Pictures within the data are to be left out; everything else must be reproduced exactly.

═══ RECORDS TO PROCESS

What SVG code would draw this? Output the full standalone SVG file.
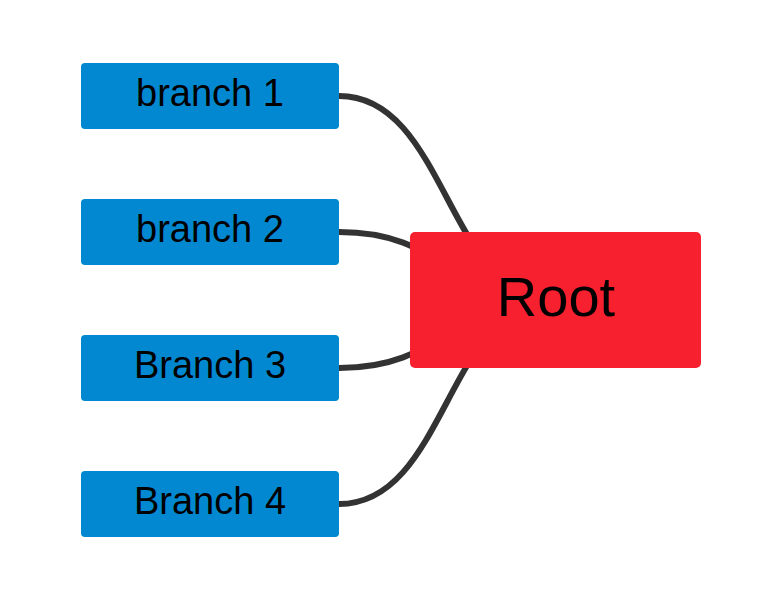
<svg xmlns="http://www.w3.org/2000/svg" width="782" height="610" viewBox="0 0 782 610">
<style>
.edge{fill:none;stroke:#333333;stroke-width:6}
.branch rect{fill:#0288d1}
.branch text{font-family:"Liberation Sans",Arial,sans-serif;font-size:38px;fill:#000;text-anchor:middle}
.root rect{fill:#f7202f}
.root text{font-family:"Liberation Sans",Arial,sans-serif;font-size:56px;fill:#000;text-anchor:middle}
</style>
<rect width="782" height="610" fill="#ffffff"/>
<g id="connectors">
<path class="edge" d="M339,96 C447,96 447,300 555,300"/>
<path class="edge" d="M339,232 C447,232 447,300 555,300"/>
<path class="edge" d="M339,368 C447,368 447,300 555,300"/>
<path class="edge" d="M339,504 C447,504 447,300 555,300"/>
</g>
<g id="branch1" class="branch"><rect x="81" y="63" width="258" height="66" rx="4"/><text x="210" y="106">branch 1</text></g>
<g id="branch2" class="branch"><rect x="81" y="199" width="258" height="66" rx="4"/><text x="210" y="242">branch 2</text></g>
<g id="branch3" class="branch"><rect x="81" y="335" width="258" height="66" rx="4"/><text x="210" y="378">Branch 3</text></g>
<g id="branch4" class="branch"><rect x="81" y="471" width="258" height="66" rx="4"/><text x="210" y="514">Branch 4</text></g>
<g id="root" class="root"><rect x="410" y="232" width="291" height="136" rx="5"/><text x="556" y="316">Root</text></g>
</svg>
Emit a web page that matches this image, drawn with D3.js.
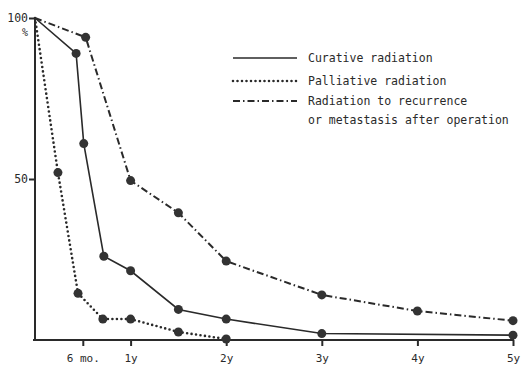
<!DOCTYPE html>
<html>
<head>
<meta charset="utf-8">
<script src="https://cdn.jsdelivr.net/npm/d3@7"></script>
<style>
  body { margin: 0; background: #fff; }
  svg { display: block; }
  text { font-family: "DejaVu Sans Mono", "Liberation Mono", monospace; fill: #2a2a2a; }
</style>
</head>
<body>
<div id="chart"></div>
<script>
    const width = 522
    const height = 370

    // time in years, survival in %
    const curativeTime = [0, 0.43, 0.51, 0.72, 1, 1.5, 2, 3, 5]
    const curativeValue = [100, 89, 61, 26, 21.5, 9.5, 6.5, 2, 1.5]
    const palliativeTime = [0, 0.24, 0.45, 0.71, 1, 1.5, 2]
    const palliativeValue = [100, 52, 14.5, 6.5, 6.5, 2.5, 0.3]
    const recurrenceTime = [0, 0.53, 1, 1.5, 2, 3, 4, 5]
    const recurrenceValue = [100, 94, 49.5, 39.5, 24.5, 14, 9, 6]

    const xTicks = [0.5, 1, 2, 3, 4, 5]
    const xTickLabels = ['6 mo.', '1y', '2y', '3y', '4y', '5y']
    const yTicks = [50, 100]
    const legendLabels = [['Curative radiation'], ['Palliative radiation'],
      ['Radiation to recurrence', 'or metastasis after operation']]

    const series = [
      { time: curativeTime, value: curativeValue, dash: null, width: 1.6 },
      { time: palliativeTime, value: palliativeValue, dash: '0 4.5', width: 2.6 },
      { time: recurrenceTime, value: recurrenceValue, dash: '7 3 1.5 3', width: 2 }
    ]

    const x = d3.scaleLinear().domain([0, 5]).range([35, 513])
    const y = d3.scaleLinear().domain([0, 100]).range([340, 18])

    const svg = d3.select('#chart')
      .append('svg')
      .attr('width', width)
      .attr('height', height)

    const ink = '#2a2a2a'

    // x axis
    const xAxis = d3.axisBottom(x)
      .tickValues(xTicks)
      .tickFormat((d, i) => xTickLabels[i])
      .tickSizeOuter(0)
      .tickSize(6)
    const gx = svg.append('g')
      .attr('transform', `translate(0, ${y(0)})`)
      .call(xAxis)
    gx.select('.domain').attr('d', `M${x(0) - 2},0H${x(5) + 1}`)
    gx.selectAll('line, path').attr('stroke', ink).attr('stroke-width', 2)
    gx.selectAll('text').attr('dy', '1.2em').style('font-size', '11px').attr('fill', ink)

    // y axis
    const yAxis = d3.axisLeft(y)
      .tickValues(yTicks)
      .tickSizeOuter(0)
      .tickSize(6)
    const gy = svg.append('g')
      .attr('transform', `translate(${x(0)}, 0)`)
      .call(yAxis)
    gy.select('.domain').attr('d', `M0,${y(100)}V${y(0) + 1}`)
    gy.selectAll('line, path').attr('stroke', ink).attr('stroke-width', 2)
    gy.selectAll('text').attr('x', -7).style('font-size', '11.5px').attr('fill', ink)
    svg.append('text')
      .attr('x', 25)
      .attr('y', y(100) + 18)
      .attr('text-anchor', 'middle')
      .style('font-size', '10px')
      .text('%')

    const line = d3.line()
      .x(d => x(d[0]))
      .y(d => y(d[1]))

    series.forEach(s => {
      const pts = s.time.map((t, i) => [t, s.value[i]])
      svg.append('path')
        .datum(pts)
        .attr('d', line)
        .attr('fill', 'none')
        .attr('stroke', ink)
        .attr('stroke-width', s.width)
        .attr('stroke-linecap', s.dash === '0 4.5' ? 'round' : 'butt')
        .attr('stroke-dasharray', s.dash)
      svg.append('g')
        .selectAll('circle')
        .data(pts.slice(1))
        .enter().append('circle')
        .attr('cx', d => x(d[0]))
        .attr('cy', d => y(d[1]))
        .attr('r', 4.5)
        .attr('fill', '#333')
    })

    // legend
    const legend = svg.append('g')
    const rowY = [58, 81, 101]
    series.forEach((s, i) => {
      legend.append('line')
        .attr('x1', 233).attr('x2', 297)
        .attr('y1', rowY[i]).attr('y2', rowY[i])
        .attr('stroke', ink)
        .attr('stroke-width', s.width)
        .attr('stroke-linecap', s.dash === '0 4.5' ? 'round' : 'butt')
        .attr('stroke-dasharray', s.dash)
      legendLabels[i].forEach((t, j) => {
        legend.append('text')
          .attr('x', 308)
          .attr('y', rowY[i] + j * 19)
          .attr('dy', '0.35em')
          .style('font-size', '11.5px')
          .text(t)
      })
    })
</script>
</body>
</html>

══════

SOLUTION TO THE PROBLEM
What SVG code would draw this? Output the full standalone SVG file.
<svg xmlns="http://www.w3.org/2000/svg" width="782" height="610" viewBox="0 0 782 610">
<style>
.edge{fill:none;stroke:#333333;stroke-width:6}
.branch rect{fill:#0288d1}
.branch text{font-family:"Liberation Sans",Arial,sans-serif;font-size:38px;fill:#000;text-anchor:middle}
.root rect{fill:#f7202f}
.root text{font-family:"Liberation Sans",Arial,sans-serif;font-size:56px;fill:#000;text-anchor:middle}
</style>
<rect width="782" height="610" fill="#ffffff"/>
<g id="connectors">
<path class="edge" d="M339,96 C447,96 447,300 555,300"/>
<path class="edge" d="M339,232 C447,232 447,300 555,300"/>
<path class="edge" d="M339,368 C447,368 447,300 555,300"/>
<path class="edge" d="M339,504 C447,504 447,300 555,300"/>
</g>
<g id="branch1" class="branch"><rect x="81" y="63" width="258" height="66" rx="4"/><text x="210" y="106">branch 1</text></g>
<g id="branch2" class="branch"><rect x="81" y="199" width="258" height="66" rx="4"/><text x="210" y="242">branch 2</text></g>
<g id="branch3" class="branch"><rect x="81" y="335" width="258" height="66" rx="4"/><text x="210" y="378">Branch 3</text></g>
<g id="branch4" class="branch"><rect x="81" y="471" width="258" height="66" rx="4"/><text x="210" y="514">Branch 4</text></g>
<g id="root" class="root"><rect x="410" y="232" width="291" height="136" rx="5"/><text x="556" y="316">Root</text></g>
</svg>
Emit a web page that matches this image, drawn with D3.js.
<!DOCTYPE html>
<html>
<head>
<meta charset="utf-8">
<script src="https://cdn.jsdelivr.net/npm/d3@7"></script>
<style>
  body { margin: 0; background: #fff; }
  svg { display: block; }
  text { font-family: "DejaVu Sans Mono", "Liberation Mono", monospace; fill: #2a2a2a; }
</style>
</head>
<body>
<div id="chart"></div>
<script>
    const width = 522
    const height = 370

    // time in years, survival in %
    const curativeTime = [0, 0.43, 0.51, 0.72, 1, 1.5, 2, 3, 5]
    const curativeValue = [100, 89, 61, 26, 21.5, 9.5, 6.5, 2, 1.5]
    const palliativeTime = [0, 0.24, 0.45, 0.71, 1, 1.5, 2]
    const palliativeValue = [100, 52, 14.5, 6.5, 6.5, 2.5, 0.3]
    const recurrenceTime = [0, 0.53, 1, 1.5, 2, 3, 4, 5]
    const recurrenceValue = [100, 94, 49.5, 39.5, 24.5, 14, 9, 6]

    const xTicks = [0.5, 1, 2, 3, 4, 5]
    const xTickLabels = ['6 mo.', '1y', '2y', '3y', '4y', '5y']
    const yTicks = [50, 100]
    const legendLabels = [['Curative radiation'], ['Palliative radiation'],
      ['Radiation to recurrence', 'or metastasis after operation']]

    const series = [
      { time: curativeTime, value: curativeValue, dash: null, width: 1.6 },
      { time: palliativeTime, value: palliativeValue, dash: '0 4.5', width: 2.6 },
      { time: recurrenceTime, value: recurrenceValue, dash: '7 3 1.5 3', width: 2 }
    ]

    const x = d3.scaleLinear().domain([0, 5]).range([35, 513])
    const y = d3.scaleLinear().domain([0, 100]).range([340, 18])

    const svg = d3.select('#chart')
      .append('svg')
      .attr('width', width)
      .attr('height', height)

    const ink = '#2a2a2a'

    // x axis
    const xAxis = d3.axisBottom(x)
      .tickValues(xTicks)
      .tickFormat((d, i) => xTickLabels[i])
      .tickSizeOuter(0)
      .tickSize(6)
    const gx = svg.append('g')
      .attr('transform', `translate(0, ${y(0)})`)
      .call(xAxis)
    gx.select('.domain').attr('d', `M${x(0) - 2},0H${x(5) + 1}`)
    gx.selectAll('line, path').attr('stroke', ink).attr('stroke-width', 2)
    gx.selectAll('text').attr('dy', '1.2em').style('font-size', '11px').attr('fill', ink)

    // y axis
    const yAxis = d3.axisLeft(y)
      .tickValues(yTicks)
      .tickSizeOuter(0)
      .tickSize(6)
    const gy = svg.append('g')
      .attr('transform', `translate(${x(0)}, 0)`)
      .call(yAxis)
    gy.select('.domain').attr('d', `M0,${y(100)}V${y(0) + 1}`)
    gy.selectAll('line, path').attr('stroke', ink).attr('stroke-width', 2)
    gy.selectAll('text').attr('x', -7).style('font-size', '11.5px').attr('fill', ink)
    svg.append('text')
      .attr('x', 25)
      .attr('y', y(100) + 18)
      .attr('text-anchor', 'middle')
      .style('font-size', '10px')
      .text('%')

    const line = d3.line()
      .x(d => x(d[0]))
      .y(d => y(d[1]))

    series.forEach(s => {
      const pts = s.time.map((t, i) => [t, s.value[i]])
      svg.append('path')
        .datum(pts)
        .attr('d', line)
        .attr('fill', 'none')
        .attr('stroke', ink)
        .attr('stroke-width', s.width)
        .attr('stroke-linecap', s.dash === '0 4.5' ? 'round' : 'butt')
        .attr('stroke-dasharray', s.dash)
      svg.append('g')
        .selectAll('circle')
        .data(pts.slice(1))
        .enter().append('circle')
        .attr('cx', d => x(d[0]))
        .attr('cy', d => y(d[1]))
        .attr('r', 4.5)
        .attr('fill', '#333')
    })

    // legend
    const legend = svg.append('g')
    const rowY = [58, 81, 101]
    series.forEach((s, i) => {
      legend.append('line')
        .attr('x1', 233).attr('x2', 297)
        .attr('y1', rowY[i]).attr('y2', rowY[i])
        .attr('stroke', ink)
        .attr('stroke-width', s.width)
        .attr('stroke-linecap', s.dash === '0 4.5' ? 'round' : 'butt')
        .attr('stroke-dasharray', s.dash)
      legendLabels[i].forEach((t, j) => {
        legend.append('text')
          .attr('x', 308)
          .attr('y', rowY[i] + j * 19)
          .attr('dy', '0.35em')
          .style('font-size', '11.5px')
          .text(t)
      })
    })
</script>
</body>
</html>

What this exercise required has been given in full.